Viewers will also get to see Gentile's Phillies pitch.
"Troy pitching is in the body of the show as if they're watching it on TV, and then we show Barry going out and pitching to Mike Schmidt, which was just like a dream on top of a dream," Goldberg said.
Schmidt showing up to catch those two pitches was "a surprise to all of us," said Goldberg, though he knew the Hall of Famer's wife, Donna, watched the show.
"We did an episode where Beverly [McLendon-Covey] bedazzles a Mike Schmidt jersey, and she reached out to our show and said, 'I want to have this jersey.'… So we made one for Mike Schmidt's wife, and I think by proxy he started watching," he said, adding that, as "one of Barry's heroes," Schmidt is mentioned quite often.

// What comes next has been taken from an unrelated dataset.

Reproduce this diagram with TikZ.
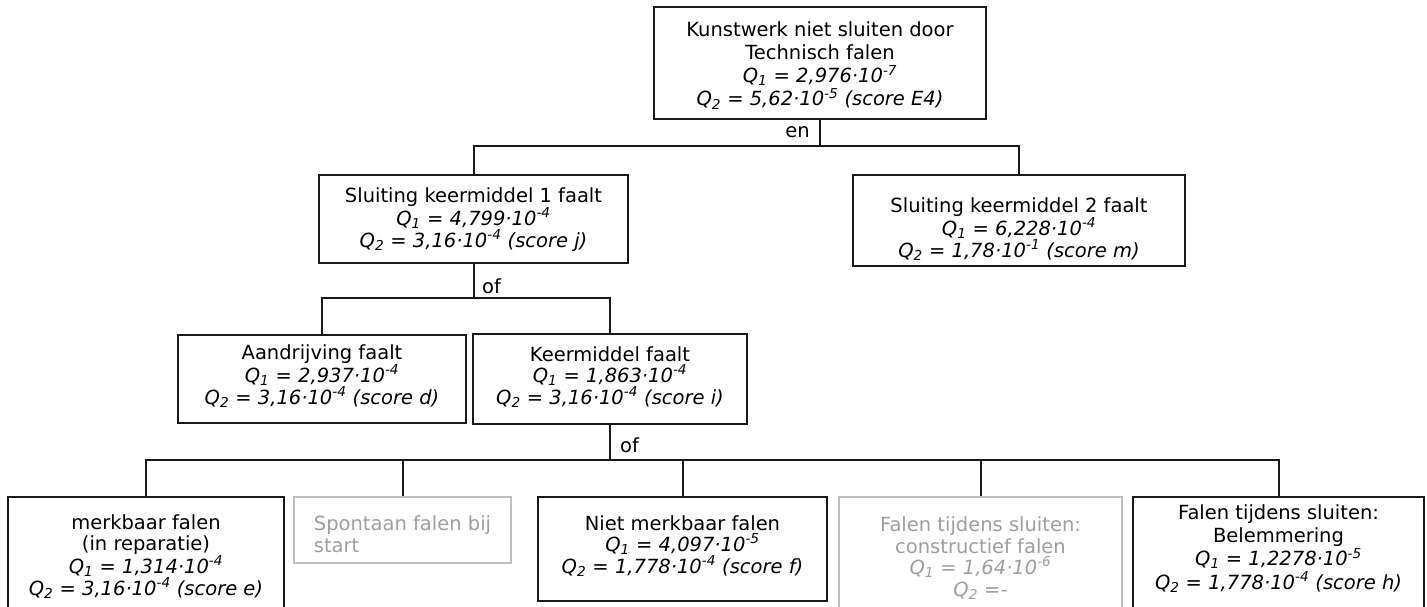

One thing you won't see in Wednesday's show is the real Barry's reaction. Goldberg quoted his brother as saying as he came off the field, " 'Can you believe I pitched to Mike Schmidt? It's a dream come true. But I didn't pitch as hard as I could have because I didn't want to hurt him, because he's older now.' So that is a classic Barry line."
Being able to write about the real people in his life has made Goldberg's writing life both easier and harder.
"What else could I want? It's a show where I get to write about my family and use my old videos," he said. But his reluctance to hurt people sometimes frustrates his writing staff.
"Comedy writers want to write the funniest thing possible, and what happens is jokes get put into script that sell out the characters. Like there's this idea that Barry is a big dummy — he's not a dummy, he's a doctor. And he's very smart, but, you know, he's Barry. So the writers will sometimes write lines, and sometimes lines even get into the show" that don't really represent him, Goldberg said.
"So I'm constantly trying to protect the characters. … [The writers] want the funniest script possible, but I also have to field angry phone calls from my family members," he said, adding that that extends to friends, teachers ,and others named in the show. (A '90s-set spin-off, set in the Penn Charter-like William Penn Academy, has been ordered by ABC for next season.)
"They watch the show with their families, and I don't want to hurt anyone's feelings, and I want it to seem real to them," he said. "People have trusted me with their life, to put it on to a television show. So I have to protect everybody."
What he learned on last fall's Goldbergs Day was how many Philadelphians thought of The Goldbergs as family, too.
"That was such a wild, out-of-body experience for me. Because I did not realize that this show meant something to Philadelphia. I'm in this bubble in Los Angeles, where I sit on the Sony lot in my office, writing 24 scripts a year. And then I edit them. So it's a year-round job with no break," he said.
"I do look at Facebook comments or Twitter comments, but I didn't realize that I would go into a restaurant [in Philadelphia] with my family and random strangers would walk up and say, 'Are you the Goldbergs?' Like people knew us there. It was very bizarre. And such an amazing feeling," he said.
"I was kind of just writing for my family and my friends, but it ended up kind of like speaking to the whole city. And it was something that took everyone here by surprise. We had no idea."